Work required: Copy every line from the data below in which the string "matplotlib" can be found.

(Charts and diagrams as code)
^^^^^^^^^^^^^^^^

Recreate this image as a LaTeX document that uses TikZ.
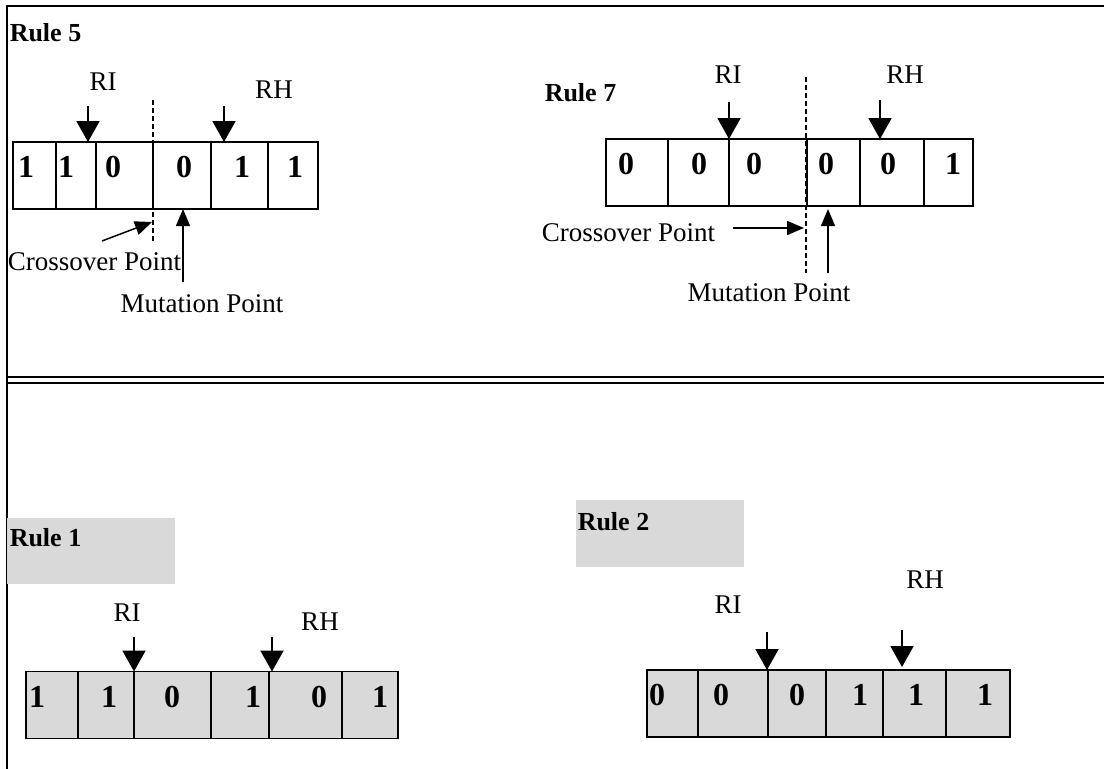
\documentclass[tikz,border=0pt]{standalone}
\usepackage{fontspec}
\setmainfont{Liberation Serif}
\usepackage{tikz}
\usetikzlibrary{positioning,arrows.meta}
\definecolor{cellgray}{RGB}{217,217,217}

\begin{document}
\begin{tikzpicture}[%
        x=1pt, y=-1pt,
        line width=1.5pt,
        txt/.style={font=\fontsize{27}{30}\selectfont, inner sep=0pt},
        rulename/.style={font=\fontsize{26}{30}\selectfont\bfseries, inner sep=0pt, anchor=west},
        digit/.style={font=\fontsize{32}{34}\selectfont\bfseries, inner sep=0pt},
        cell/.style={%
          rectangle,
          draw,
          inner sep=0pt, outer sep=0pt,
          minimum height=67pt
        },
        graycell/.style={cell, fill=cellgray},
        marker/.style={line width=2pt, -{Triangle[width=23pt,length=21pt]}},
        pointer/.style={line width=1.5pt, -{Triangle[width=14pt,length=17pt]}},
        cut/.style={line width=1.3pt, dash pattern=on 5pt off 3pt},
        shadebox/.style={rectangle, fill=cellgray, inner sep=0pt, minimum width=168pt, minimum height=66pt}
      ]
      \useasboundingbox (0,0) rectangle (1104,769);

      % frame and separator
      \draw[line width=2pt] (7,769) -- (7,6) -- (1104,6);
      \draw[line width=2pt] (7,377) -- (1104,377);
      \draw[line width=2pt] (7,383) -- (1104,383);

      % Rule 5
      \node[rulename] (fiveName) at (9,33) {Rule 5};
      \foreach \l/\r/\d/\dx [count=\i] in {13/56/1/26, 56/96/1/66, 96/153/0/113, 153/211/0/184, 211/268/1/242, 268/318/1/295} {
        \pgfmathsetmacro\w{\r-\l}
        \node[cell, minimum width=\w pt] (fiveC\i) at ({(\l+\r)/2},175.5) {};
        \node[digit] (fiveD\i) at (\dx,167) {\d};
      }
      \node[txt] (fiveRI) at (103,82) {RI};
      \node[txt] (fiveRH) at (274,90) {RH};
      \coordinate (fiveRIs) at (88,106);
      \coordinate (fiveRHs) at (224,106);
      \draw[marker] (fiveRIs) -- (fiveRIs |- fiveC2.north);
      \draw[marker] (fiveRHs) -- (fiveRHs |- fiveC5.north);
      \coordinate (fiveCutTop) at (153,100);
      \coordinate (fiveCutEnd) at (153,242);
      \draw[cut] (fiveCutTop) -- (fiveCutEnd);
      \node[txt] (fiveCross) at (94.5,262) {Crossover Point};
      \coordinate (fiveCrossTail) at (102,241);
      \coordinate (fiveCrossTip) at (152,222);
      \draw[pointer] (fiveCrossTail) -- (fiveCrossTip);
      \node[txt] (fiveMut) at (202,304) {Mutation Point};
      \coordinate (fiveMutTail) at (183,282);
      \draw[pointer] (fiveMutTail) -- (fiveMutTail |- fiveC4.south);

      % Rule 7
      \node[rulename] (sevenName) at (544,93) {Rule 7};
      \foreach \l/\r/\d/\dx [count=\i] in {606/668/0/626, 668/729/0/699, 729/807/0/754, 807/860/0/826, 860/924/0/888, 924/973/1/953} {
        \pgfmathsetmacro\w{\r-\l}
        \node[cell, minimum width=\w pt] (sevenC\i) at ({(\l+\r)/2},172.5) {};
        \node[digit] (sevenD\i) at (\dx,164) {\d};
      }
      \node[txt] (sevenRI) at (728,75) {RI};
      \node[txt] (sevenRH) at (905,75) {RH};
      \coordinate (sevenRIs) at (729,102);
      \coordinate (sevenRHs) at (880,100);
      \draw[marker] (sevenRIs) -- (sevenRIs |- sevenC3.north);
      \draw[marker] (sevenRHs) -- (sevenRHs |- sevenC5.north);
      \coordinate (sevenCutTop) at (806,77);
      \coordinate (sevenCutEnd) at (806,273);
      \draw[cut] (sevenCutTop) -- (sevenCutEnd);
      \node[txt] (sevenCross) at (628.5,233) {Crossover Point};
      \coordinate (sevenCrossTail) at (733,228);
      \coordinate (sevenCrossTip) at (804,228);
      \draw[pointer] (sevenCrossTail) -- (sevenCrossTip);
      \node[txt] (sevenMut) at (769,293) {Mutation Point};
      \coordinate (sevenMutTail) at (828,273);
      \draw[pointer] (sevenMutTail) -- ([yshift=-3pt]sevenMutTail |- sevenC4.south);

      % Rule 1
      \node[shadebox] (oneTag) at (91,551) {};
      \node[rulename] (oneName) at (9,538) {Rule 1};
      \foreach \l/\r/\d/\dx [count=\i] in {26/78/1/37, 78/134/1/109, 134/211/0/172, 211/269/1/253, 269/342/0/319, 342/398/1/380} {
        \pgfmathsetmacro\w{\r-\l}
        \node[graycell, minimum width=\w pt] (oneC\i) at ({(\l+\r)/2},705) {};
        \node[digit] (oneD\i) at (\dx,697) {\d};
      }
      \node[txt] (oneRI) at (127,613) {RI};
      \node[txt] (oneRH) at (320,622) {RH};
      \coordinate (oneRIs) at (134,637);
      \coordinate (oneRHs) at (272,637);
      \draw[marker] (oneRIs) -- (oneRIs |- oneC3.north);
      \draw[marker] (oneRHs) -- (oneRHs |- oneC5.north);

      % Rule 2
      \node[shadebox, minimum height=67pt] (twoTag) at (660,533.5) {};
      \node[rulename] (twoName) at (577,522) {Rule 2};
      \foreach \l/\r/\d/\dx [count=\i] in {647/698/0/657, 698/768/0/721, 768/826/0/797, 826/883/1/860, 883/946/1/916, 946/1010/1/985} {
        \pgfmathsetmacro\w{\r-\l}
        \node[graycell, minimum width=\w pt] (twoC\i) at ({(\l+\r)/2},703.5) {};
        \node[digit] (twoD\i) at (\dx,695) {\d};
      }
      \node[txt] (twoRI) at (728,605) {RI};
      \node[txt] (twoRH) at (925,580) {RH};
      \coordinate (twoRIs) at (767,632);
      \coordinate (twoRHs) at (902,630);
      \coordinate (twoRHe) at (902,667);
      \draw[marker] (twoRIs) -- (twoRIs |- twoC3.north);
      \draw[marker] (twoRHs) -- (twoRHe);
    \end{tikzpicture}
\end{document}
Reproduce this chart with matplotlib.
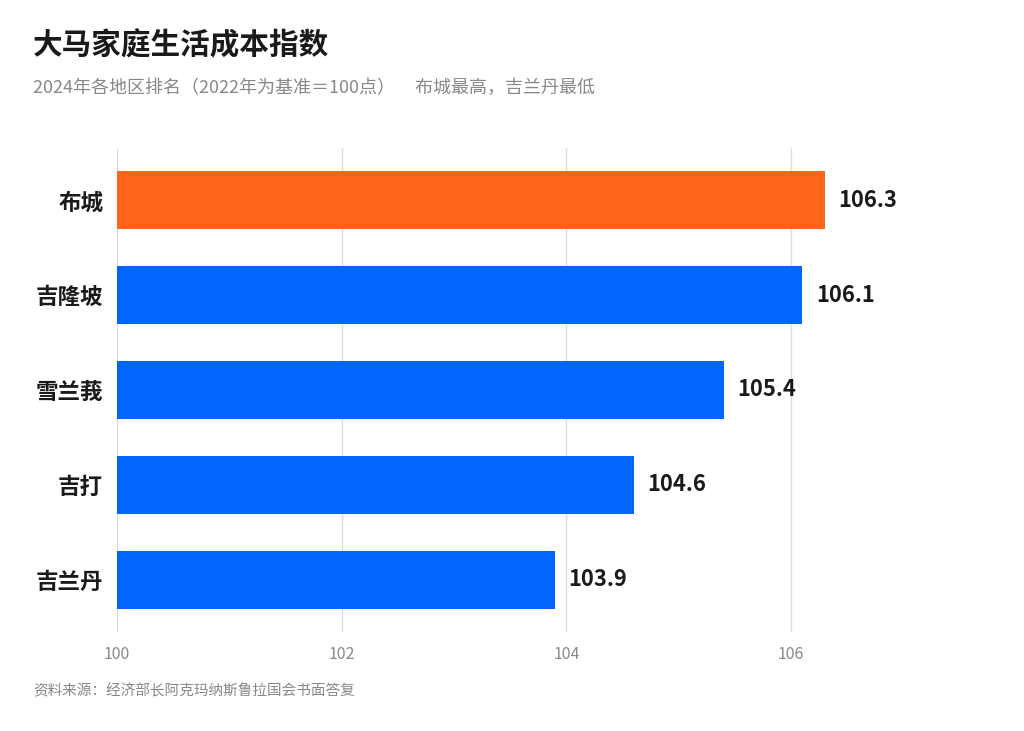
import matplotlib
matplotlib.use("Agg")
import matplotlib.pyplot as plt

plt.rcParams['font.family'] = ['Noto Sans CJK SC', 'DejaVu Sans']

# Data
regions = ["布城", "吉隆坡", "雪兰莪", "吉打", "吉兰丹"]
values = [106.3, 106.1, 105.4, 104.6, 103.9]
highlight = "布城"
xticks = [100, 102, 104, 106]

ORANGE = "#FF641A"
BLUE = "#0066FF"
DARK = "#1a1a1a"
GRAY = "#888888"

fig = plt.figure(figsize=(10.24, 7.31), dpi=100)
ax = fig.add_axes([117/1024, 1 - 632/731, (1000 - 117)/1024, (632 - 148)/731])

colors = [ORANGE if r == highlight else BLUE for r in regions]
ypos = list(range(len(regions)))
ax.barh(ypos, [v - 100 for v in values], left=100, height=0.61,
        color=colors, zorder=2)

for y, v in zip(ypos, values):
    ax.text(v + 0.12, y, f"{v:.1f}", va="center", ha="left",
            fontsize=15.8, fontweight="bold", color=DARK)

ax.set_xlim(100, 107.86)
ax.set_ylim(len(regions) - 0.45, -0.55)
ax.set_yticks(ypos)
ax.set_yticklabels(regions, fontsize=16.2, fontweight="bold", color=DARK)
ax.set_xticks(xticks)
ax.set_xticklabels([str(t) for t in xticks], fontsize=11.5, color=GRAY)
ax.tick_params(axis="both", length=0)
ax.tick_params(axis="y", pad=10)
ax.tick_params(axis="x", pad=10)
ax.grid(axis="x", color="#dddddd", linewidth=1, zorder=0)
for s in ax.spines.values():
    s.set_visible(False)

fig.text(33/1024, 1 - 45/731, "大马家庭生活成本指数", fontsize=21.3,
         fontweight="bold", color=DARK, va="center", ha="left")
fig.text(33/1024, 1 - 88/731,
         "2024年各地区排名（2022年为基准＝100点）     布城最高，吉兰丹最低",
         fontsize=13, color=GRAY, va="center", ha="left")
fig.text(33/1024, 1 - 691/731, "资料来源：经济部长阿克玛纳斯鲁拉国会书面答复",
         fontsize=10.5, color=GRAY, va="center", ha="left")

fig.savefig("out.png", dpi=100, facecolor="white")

^^^^^^^^^^^^^^^^

Reply to the exercise:
Reproduce this chart with matplotlib.
import matplotlib
matplotlib.use("Agg")
import matplotlib.pyplot as plt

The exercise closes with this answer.